SOURCE DATA:

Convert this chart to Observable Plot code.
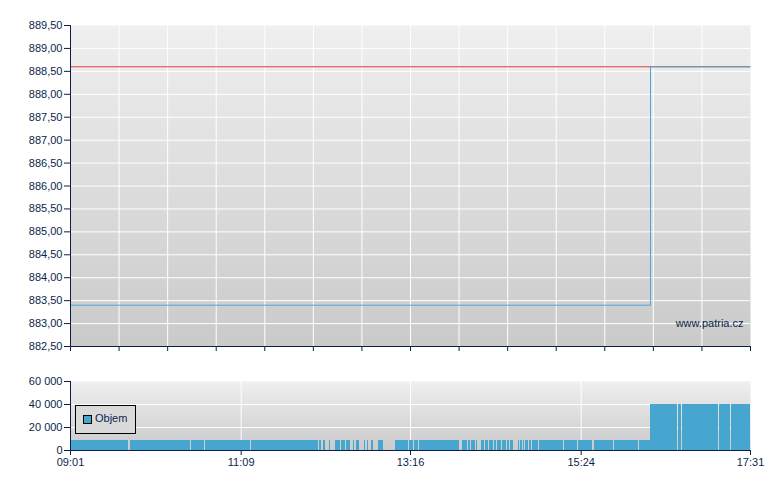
<!DOCTYPE html>
<html>
<head>
<meta charset="utf-8">
<script src="https://cdn.jsdelivr.net/npm/d3@7"></script>
<script src="https://cdn.jsdelivr.net/npm/@observablehq/plot@0.6"></script>
<style>
  html, body { margin: 0; padding: 0; background: #fff; }
  #wrap { position: relative; width: 780px; height: 490px; font-family: "Liberation Sans", Arial, sans-serif; }
  #wrap svg { display: block; position: absolute; left: 0; }
  #legend { position: absolute; left: 75px; top: 405px; width: 59px; height: 27px; border: 1px solid #000; background: #dadada; box-sizing: content-box; }
  #legend .sw { position: absolute; left: 7px; top: 9px; width: 7px; height: 7px; border: 1px solid #000; background: #46a6cf; }
  #legend .lb { position: absolute; left: 19px; top: 6px; font-size: 11px; color: #0b1f4a; line-height: 13px; }
</style>
</head>
<body>
<svg width="0" height="0" style="position:absolute">
  <defs>
    <linearGradient id="bg" x1="0" y1="0" x2="0" y2="1">
      <stop offset="0" stop-color="#efefef"/>
      <stop offset="1" stop-color="#cacaca"/>
    </linearGradient>
  </defs>
</svg>
<div id="wrap">
  <div id="legend"><div class="sw"></div><div class="lb">Objem</div></div>
</div>
<script>
// ---------- data ----------
const dayStart = "09:01";
const dayEnd = "17:31";

// price (step line)
const priceTimes = ["09:01", "16:16", "17:31"];
const priceValues = [883.40, 888.60, 888.60];
const prevClose = 888.60;

// price axis ticks
const priceTicks = [882.5, 883.0, 883.5, 884.0, 884.5, 885.0, 885.5, 886.0, 886.5, 887.0, 887.5, 888.0, 888.5, 889.0, 889.5];

// volume bars
const volStart = ["09:01:00","09:46:00","10:31:45","10:42:15","11:16:45","12:08:00","12:10:30","12:15:15","12:19:45","12:22:15",
  "12:24:00","12:27:50","12:33:00","12:35:15","12:41:15","12:43:30","12:46:30","12:52:00","13:04:45","13:15:15",
  "13:19:15","13:22:45","13:55:00","13:59:15","14:01:45","14:05:30","14:09:15","14:12:15","14:15:00","14:17:00",
  "14:19:00","14:21:00","14:25:00","14:28:30","14:31:00","14:36:45","14:38:30","14:40:45","14:42:30","14:45:00",
  "14:47:30","14:52:30","14:54:15","15:11:30","15:21:45","15:34:00","15:49:00","16:07:30",
  "16:16:00","16:37:00","16:40:00","17:07:45","17:16:30"];
const volEnd = ["09:44:30","10:31:00","10:41:30","11:16:00","12:07:00","12:09:15","12:12:15","12:16:20","12:21:40","12:23:30",
  "12:27:15","12:31:00","12:34:00","12:37:45","12:42:15","12:44:45","12:48:00","12:55:45","13:14:30","13:18:30",
  "13:22:15","13:52:45","13:58:45","14:01:15","14:04:30","14:06:15","14:11:45","14:14:30","14:16:30","14:18:30",
  "14:20:30","14:24:15","14:27:45","14:30:30","14:33:00","14:38:00","14:40:00","14:41:45","14:44:30","14:46:45",
  "14:52:00","14:54:00","15:10:45","15:21:00","15:32:45","15:48:00","16:06:45","16:15:45",
  "16:36:00","16:39:00","17:06:45","17:15:45","17:31:00"];
const volValues = [8700,8700,8700,8700,8700,8700,8700,8700,8700,8700,
  8700,8700,8700,8700,8700,8700,8700,8700,8700,8700,
  8700,8700,8700,8700,8700,8700,8700,8700,8700,8700,
  8700,8700,8700,8700,8700,8700,8700,8700,8700,8700,
  8700,8700,8700,8700,8700,8700,8700,8700,
  40000,40000,40000,40000,40000];

const volTicks = [0, 20000, 40000, 60000];
const timeTickLabels = ["09:01", "11:09", "13:16", "15:24", "17:31"];
const watermark = "www.patria.cz";

// ---------- helpers ----------
const T = s => { const [h, m, sec = 0] = s.split(":").map(Number); return new Date(2000, 0, 1, h, m, sec); };
const t0 = T(dayStart), t1 = T(dayEnd);
const navy = "#0b1f4a";
const blue = "#46a6cf";
const lineBlue = "#4aa7d8";
const red = "#e83c3c";
const font = "'Liberation Sans', Arial, sans-serif";

const price = priceTimes.map((t, i) => ({t: T(t), p: priceValues[i]}));
const vol = volStart.map((s, i) => ({s: T(s), e: T(volEnd[i]), v: volValues[i]}));
const topTicks = d3.range(15).map(i => new Date(+t0 + i * (t1 - t0) / 14));
const bottomTicks = timeTickLabels.map(T);

const fmtPrice = d => d.toFixed(2).replace(".", ",");
const fmtVol = d => d3.format(",")(d).replace(/,/g, " ");

// ---------- top chart ----------
const topPlot = Plot.plot({
  width: 780, height: 360,
  marginTop: 25, marginBottom: 14, marginLeft: 70, marginRight: 30,
  style: {fontFamily: font, fontSize: "11px", color: navy, background: "transparent"},
  x: {type: "time", domain: [t0, t1]},
  y: {domain: [priceTicks[0], priceTicks[priceTicks.length - 1]]},
  marks: [
    Plot.frame({fill: "url(#bg)", stroke: null}),
    Plot.gridY(priceTicks.slice(1, -1), {stroke: "#fff", strokeOpacity: 1, strokeWidth: 1}),
    Plot.gridX(topTicks.slice(1, -1), {stroke: "#fff", strokeOpacity: 1, strokeWidth: 1}),
    Plot.ruleY([prevClose], {stroke: red, strokeWidth: 1}),
    Plot.line(price, {x: "t", y: "p", curve: "step-after", stroke: lineBlue, strokeWidth: 1}),
    Plot.text([watermark], {frameAnchor: "bottom-right", textAnchor: "end", lineAnchor: "middle", dx: -7, dy: -23, fill: navy, fontSize: 11}),
    Plot.axisY(priceTicks, {tickFormat: fmtPrice, tickSize: 6, tickPadding: 2, label: null, fill: navy, stroke: navy}),
    Plot.axisX(topTicks, {tickFormat: () => "", tickSize: 5, label: null, stroke: navy}),
    Plot.ruleX([t0], {stroke: navy}),
    Plot.ruleY([priceTicks[0]], {stroke: navy})
  ]
});
topPlot.style.top = "0px";

// ---------- bottom chart ----------
const botPlot = Plot.plot({
  width: 780, height: 130,
  marginTop: 21, marginBottom: 40, marginLeft: 70, marginRight: 30,
  style: {fontFamily: font, fontSize: "11px", color: navy, background: "transparent"},
  x: {type: "time", domain: [t0, t1]},
  y: {domain: [volTicks[0], volTicks[volTicks.length - 1]]},
  marks: [
    Plot.frame({fill: "url(#bg)", stroke: null}),
    Plot.gridY(volTicks.slice(1, -1), {stroke: "#fff", strokeOpacity: 1, strokeWidth: 1}),
    Plot.gridX(bottomTicks.slice(1, -1), {stroke: "#fff", strokeOpacity: 1, strokeWidth: 1}),
    Plot.rectY(vol, {x1: "s", x2: "e", y: "v", fill: blue, shapeRendering: "crispEdges"}),
    Plot.axisY(volTicks, {tickFormat: fmtVol, tickSize: 6, tickPadding: 2, label: null, fill: navy, stroke: navy}),
    Plot.axisX(bottomTicks, {tickFormat: (d, i) => timeTickLabels[i], tickSize: 5, tickPadding: 3, label: null, fill: navy, stroke: navy}),
    Plot.ruleX([t0], {stroke: navy}),
    Plot.ruleY([volTicks[0]], {stroke: navy})
  ]
});
botPlot.style.top = "360px";

const wrap = document.getElementById("wrap");
wrap.insertBefore(topPlot, wrap.firstChild);
wrap.insertBefore(botPlot, wrap.firstChild.nextSibling);
</script>
</body>
</html>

WHAT THE TASK REQUIRES:
Set down the material exactly, every line of it, except for the pictures.

FULL RESPONSE:
Convert this chart to Observable Plot code.
<!DOCTYPE html>
<html>
<head>
<meta charset="utf-8">
<script src="https://cdn.jsdelivr.net/npm/d3@7"></script>
<script src="https://cdn.jsdelivr.net/npm/@observablehq/plot@0.6"></script>
<style>
  html, body { margin: 0; padding: 0; background: #fff; }
  #wrap { position: relative; width: 780px; height: 490px; font-family: "Liberation Sans", Arial, sans-serif; }
  #wrap svg { display: block; position: absolute; left: 0; }
  #legend { position: absolute; left: 75px; top: 405px; width: 59px; height: 27px; border: 1px solid #000; background: #dadada; box-sizing: content-box; }
  #legend .sw { position: absolute; left: 7px; top: 9px; width: 7px; height: 7px; border: 1px solid #000; background: #46a6cf; }
  #legend .lb { position: absolute; left: 19px; top: 6px; font-size: 11px; color: #0b1f4a; line-height: 13px; }
</style>
</head>
<body>
<svg width="0" height="0" style="position:absolute">
  <defs>
    <linearGradient id="bg" x1="0" y1="0" x2="0" y2="1">
      <stop offset="0" stop-color="#efefef"/>
      <stop offset="1" stop-color="#cacaca"/>
    </linearGradient>
  </defs>
</svg>
<div id="wrap">
  <div id="legend"><div class="sw"></div><div class="lb">Objem</div></div>
</div>
<script>
// ---------- data ----------
const dayStart = "09:01";
const dayEnd = "17:31";

// price (step line)
const priceTimes = ["09:01", "16:16", "17:31"];
const priceValues = [883.40, 888.60, 888.60];
const prevClose = 888.60;

// price axis ticks
const priceTicks = [882.5, 883.0, 883.5, 884.0, 884.5, 885.0, 885.5, 886.0, 886.5, 887.0, 887.5, 888.0, 888.5, 889.0, 889.5];

// volume bars
const volStart = ["09:01:00","09:46:00","10:31:45","10:42:15","11:16:45","12:08:00","12:10:30","12:15:15","12:19:45","12:22:15",
  "12:24:00","12:27:50","12:33:00","12:35:15","12:41:15","12:43:30","12:46:30","12:52:00","13:04:45","13:15:15",
  "13:19:15","13:22:45","13:55:00","13:59:15","14:01:45","14:05:30","14:09:15","14:12:15","14:15:00","14:17:00",
  "14:19:00","14:21:00","14:25:00","14:28:30","14:31:00","14:36:45","14:38:30","14:40:45","14:42:30","14:45:00",
  "14:47:30","14:52:30","14:54:15","15:11:30","15:21:45","15:34:00","15:49:00","16:07:30",
  "16:16:00","16:37:00","16:40:00","17:07:45","17:16:30"];
const volEnd = ["09:44:30","10:31:00","10:41:30","11:16:00","12:07:00","12:09:15","12:12:15","12:16:20","12:21:40","12:23:30",
  "12:27:15","12:31:00","12:34:00","12:37:45","12:42:15","12:44:45","12:48:00","12:55:45","13:14:30","13:18:30",
  "13:22:15","13:52:45","13:58:45","14:01:15","14:04:30","14:06:15","14:11:45","14:14:30","14:16:30","14:18:30",
  "14:20:30","14:24:15","14:27:45","14:30:30","14:33:00","14:38:00","14:40:00","14:41:45","14:44:30","14:46:45",
  "14:52:00","14:54:00","15:10:45","15:21:00","15:32:45","15:48:00","16:06:45","16:15:45",
  "16:36:00","16:39:00","17:06:45","17:15:45","17:31:00"];
const volValues = [8700,8700,8700,8700,8700,8700,8700,8700,8700,8700,
  8700,8700,8700,8700,8700,8700,8700,8700,8700,8700,
  8700,8700,8700,8700,8700,8700,8700,8700,8700,8700,
  8700,8700,8700,8700,8700,8700,8700,8700,8700,8700,
  8700,8700,8700,8700,8700,8700,8700,8700,
  40000,40000,40000,40000,40000];

const volTicks = [0, 20000, 40000, 60000];
const timeTickLabels = ["09:01", "11:09", "13:16", "15:24", "17:31"];
const watermark = "www.patria.cz";

// ---------- helpers ----------
const T = s => { const [h, m, sec = 0] = s.split(":").map(Number); return new Date(2000, 0, 1, h, m, sec); };
const t0 = T(dayStart), t1 = T(dayEnd);
const navy = "#0b1f4a";
const blue = "#46a6cf";
const lineBlue = "#4aa7d8";
const red = "#e83c3c";
const font = "'Liberation Sans', Arial, sans-serif";

const price = priceTimes.map((t, i) => ({t: T(t), p: priceValues[i]}));
const vol = volStart.map((s, i) => ({s: T(s), e: T(volEnd[i]), v: volValues[i]}));
const topTicks = d3.range(15).map(i => new Date(+t0 + i * (t1 - t0) / 14));
const bottomTicks = timeTickLabels.map(T);

const fmtPrice = d => d.toFixed(2).replace(".", ",");
const fmtVol = d => d3.format(",")(d).replace(/,/g, " ");

// ---------- top chart ----------
const topPlot = Plot.plot({
  width: 780, height: 360,
  marginTop: 25, marginBottom: 14, marginLeft: 70, marginRight: 30,
  style: {fontFamily: font, fontSize: "11px", color: navy, background: "transparent"},
  x: {type: "time", domain: [t0, t1]},
  y: {domain: [priceTicks[0], priceTicks[priceTicks.length - 1]]},
  marks: [
    Plot.frame({fill: "url(#bg)", stroke: null}),
    Plot.gridY(priceTicks.slice(1, -1), {stroke: "#fff", strokeOpacity: 1, strokeWidth: 1}),
    Plot.gridX(topTicks.slice(1, -1), {stroke: "#fff", strokeOpacity: 1, strokeWidth: 1}),
    Plot.ruleY([prevClose], {stroke: red, strokeWidth: 1}),
    Plot.line(price, {x: "t", y: "p", curve: "step-after", stroke: lineBlue, strokeWidth: 1}),
    Plot.text([watermark], {frameAnchor: "bottom-right", textAnchor: "end", lineAnchor: "middle", dx: -7, dy: -23, fill: navy, fontSize: 11}),
    Plot.axisY(priceTicks, {tickFormat: fmtPrice, tickSize: 6, tickPadding: 2, label: null, fill: navy, stroke: navy}),
    Plot.axisX(topTicks, {tickFormat: () => "", tickSize: 5, label: null, stroke: navy}),
    Plot.ruleX([t0], {stroke: navy}),
    Plot.ruleY([priceTicks[0]], {stroke: navy})
  ]
});
topPlot.style.top = "0px";

// ---------- bottom chart ----------
const botPlot = Plot.plot({
  width: 780, height: 130,
  marginTop: 21, marginBottom: 40, marginLeft: 70, marginRight: 30,
  style: {fontFamily: font, fontSize: "11px", color: navy, background: "transparent"},
  x: {type: "time", domain: [t0, t1]},
  y: {domain: [volTicks[0], volTicks[volTicks.length - 1]]},
  marks: [
    Plot.frame({fill: "url(#bg)", stroke: null}),
    Plot.gridY(volTicks.slice(1, -1), {stroke: "#fff", strokeOpacity: 1, strokeWidth: 1}),
    Plot.gridX(bottomTicks.slice(1, -1), {stroke: "#fff", strokeOpacity: 1, strokeWidth: 1}),
    Plot.rectY(vol, {x1: "s", x2: "e", y: "v", fill: blue, shapeRendering: "crispEdges"}),
    Plot.axisY(volTicks, {tickFormat: fmtVol, tickSize: 6, tickPadding: 2, label: null, fill: navy, stroke: navy}),
    Plot.axisX(bottomTicks, {tickFormat: (d, i) => timeTickLabels[i], tickSize: 5, tickPadding: 3, label: null, fill: navy, stroke: navy}),
    Plot.ruleX([t0], {stroke: navy}),
    Plot.ruleY([volTicks[0]], {stroke: navy})
  ]
});
botPlot.style.top = "360px";

const wrap = document.getElementById("wrap");
wrap.insertBefore(topPlot, wrap.firstChild);
wrap.insertBefore(botPlot, wrap.firstChild.nextSibling);
</script>
</body>
</html>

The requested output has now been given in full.